Dye declined to address the criticism because the case remains unresolved. But Shapiro, who has championed the investigation since taking office last year, told the editorial board of the Inquirer and Daily News on Friday that the report is based on the church's own internal documents, papers hidden in secret archives that documented not only allegations of abuse, but also how church leaders often shuffled accused priests around to shield their wrongdoing.
"They'd write it all down," Shapiro said.
Jim VanSickle, a clergy abuse survivor who testified before the grand jury, said that even after years of hearing stories of depravity and horror, Dye never coddled him or treated him with kid gloves.
"Dan Dye at that time to me was this ridiculously professional, well-groomed machine," said VanSickle. "I was like `Oh my God, this guy is serious.' "

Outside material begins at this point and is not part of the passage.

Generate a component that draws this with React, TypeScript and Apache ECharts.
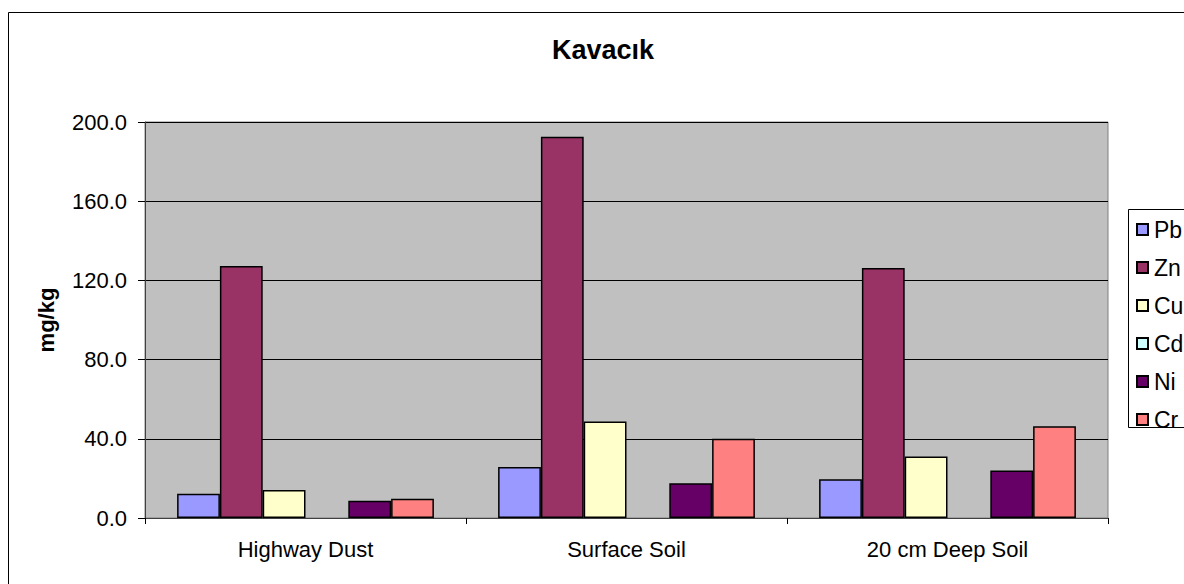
import React, { useEffect, useRef } from "react";
import * as echarts from "echarts";

const categories = ["Highway Dust", "Surface Soil", "20 cm Deep Soil"];
const seriesNames = ["Pb", "Zn", "Cu", "Cd", "Ni", "Cr"];
const seriesColors = ["#9999FF", "#993366", "#FFFFCC", "#CCFFFF", "#660066", "#FF8080"];
const pbValues = [12.2, 25.7, 19.6];
const znValues = [127.3, 192.6, 126.3];
const cuValues = [14.1, 48.8, 31.1];
const cdValues: (number | null)[] = [null, null, null];
const niValues = [8.7, 17.6, 24.0];
const crValues = [9.7, 40.0, 46.3];
const yTicks = [0, 40, 80, 120, 160, 200];
const chartTitle = "Kavacık";
const yAxisTitle = "mg/kg";

const FONT = "'Liberation Sans', Arial, Helvetica, sans-serif";

export default function App() {
  const ref = useRef<HTMLDivElement>(null);
  useEffect(() => {
    document.documentElement.style.overflow = "hidden";
    if (!ref.current) return;
    const chart = echarts.init(ref.current, null, { renderer: "svg" });
    const allValues = [pbValues, znValues, cuValues, cdValues, niValues, crValues];
    chart.setOption({
      animation: false,
      backgroundColor: "#ffffff",
      title: {
        text: chartTitle,
        left: 552,
        top: 36,
        padding: 0,
        textStyle: { fontFamily: FONT, fontSize: 27, fontWeight: "bold", color: "#000" },
      },
      graphic: [
        {
          type: "rect",
          silent: true,
          z: -10,
          shape: { x: 8.5, y: 12.5, width: 1400, height: 1000 },
          style: { fill: "none", stroke: "#000", lineWidth: 1 },
        },
        {
          type: "rect",
          silent: true,
          z: -5,
          shape: { x: 1128.5, y: 209.5, width: 200, height: 218 },
          style: { fill: "#fff", stroke: "#000", lineWidth: 1 },
        },
      ],
      legend: {
        orient: "vertical",
        left: 1136,
        top: 218,
        padding: 0,
        itemWidth: 11,
        itemHeight: 11,
        itemGap: 15,
        icon: "rect",
        textStyle: { fontFamily: FONT, fontSize: 23, color: "#000", padding: [0, 0, 0, 1] },
        data: seriesNames,
      },
      grid: {
        left: 145,
        right: 76,
        top: 122,
        bottom: 66,
        show: true,
        backgroundColor: "#C0C0C0",
        borderColor: "#808080",
        borderWidth: 1,
      },
      xAxis: {
        type: "category",
        data: categories,
        axisLine: { show: true, lineStyle: { color: "#404040", width: 1 } },
        axisTick: { show: true, length: 6, lineStyle: { color: "#000" } },
        axisLabel: { fontFamily: FONT, fontSize: 22, color: "#000", margin: 20 },
      },
      yAxis: {
        type: "value",
        min: yTicks[0],
        max: yTicks[yTicks.length - 1],
        interval: yTicks[1] - yTicks[0],
        name: yAxisTitle,
        nameLocation: "middle",
        nameRotate: 90,
        nameGap: 88,
        nameTextStyle: { fontFamily: FONT, fontSize: 22, fontWeight: "bold", color: "#000" },
        axisLine: { show: true, lineStyle: { color: "#404040", width: 1 } },
        axisTick: { show: true, length: 7, lineStyle: { color: "#000" } },
        axisLabel: {
          fontFamily: FONT,
          fontSize: 22,
          color: "#000",
          margin: 18,
          formatter: (v: number) => v.toFixed(1),
        },
        splitLine: { show: true, lineStyle: { color: "#000", width: 1 } },
      },
      series: seriesNames.map((name, i) => ({
        name,
        type: "bar",
        data: allValues[i],
        barGap: "0%",
        barCategoryGap: "20%",
        itemStyle: { color: seriesColors[i], borderColor: "#000", borderWidth: 1.5 },
      })),
    });
    return () => chart.dispose();
  }, []);
  return (
    <div
      ref={ref}
      style={{ position: "fixed", left: 0, top: 0, width: 1184, height: 584 }}
    />
  );
}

Only in the hours before the report's release last month, said VanSickle, did he see emotion.
"And I wanted to reach out and give him a hug," said VanSickle. "Because I know it was hard. I know it was overwhelming."
For Dye, the case is not over. Since the report's release, the Attorney General's Office has received more than 1,000 calls from people reporting abuse.
"Right now," he said, "that is the only thing I am focused on."
Editor's Note: An earlier version of this story said Dye's parents declined comment. After it was first posted online, his mother, Keidra Dye, contacted The Inquirer and Daily News and gave an interview Monday.